Doubtless our pachyderm friends and media will tell us how the vetoes and filibusters are the fault of a do-nothing Democratic House.
Netroots
It's about a week old, but Pacific John's DailyKos post, IAVA: Congress should call off the Collection Agents (u/d with more cases) looks at a continuing boneheaded move by the Army: billing Purple Heart recipients for a prorated portion of their signing bonus. That's right: get wounded, get a bill. CBS News reported on the case of Jordan Fox, the soldier mentioned by the IAVA:
Jordan Fox received a $10,000 signing bonus when he joined the Army. The Mt. Lebanon man served his country in Iraq, where as a sniper he survived machine gun battles and a roadside bomb that knocked him unconscious and blinded him in his right eye.
The injury forced the military to send him home. A few weeks later, Fox received a bill from the Department of Defense, saying he owes the military nearly $3,000 from his original enlistment bonus because he couldn't fulfill three months of his commitment.
"I tried to do my best and serve my country and unfortunately I was hurt in the process and now they're telling me that they want their money back," Fox told CBS station KDKA-TV.
This is apparently not an isolated bureaucratic foul-up. The military is allegedly demanding that thousands of wounded service personnel give back signing bonuses because they are unable to serve out their commitments.
To get people to sign up, the military gives enlistment bonuses - up to $30,000 in some cases. Now men and women who have lost arms, legs, eyesight, hearing and can no longer serve are being ordered to pay some of that money back.
The Department of Defense dropped the bill for Jordan Fox, but unfortunately, his is not an isolated case. To make sure this doesn't happen, Pennsylvania Congressman Jason Altmire has introduced the "Veterans Guaranteed Bonus Act" (H.R. 3793). Walz is an early co-sponsor, having signed on to the bill back in mid-October.

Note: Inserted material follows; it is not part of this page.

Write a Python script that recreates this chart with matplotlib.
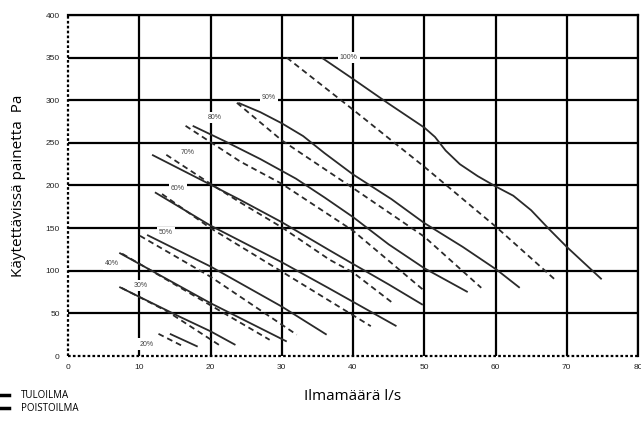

According to the LOC's Thomas, the bill now has 219 sponsors in the House, including conservative Republicans such as Joe Barton (TX) and Zack Wamp(TN) ; among Minnesota's delegation, Ellison, McCollum, Peterson, and Walz have signed on. We weren't surprised that Bachmann left her name off, but we're a little baffled that Kline, Ramstad, and Oberstar aren't on the list.
This one has the bureaucratic bean counter feel of a similar episode: cutting the Red Bulls' deployment order for a day less then that required for full G.I. Benefits. If our troops are going to be nickel-and-dimed by a rigid enforcement of the letter of the rules, then Congress should change the rules in favor of those soldiers who can't serve out their enlistments because they were wounded. It's common sense and common decency.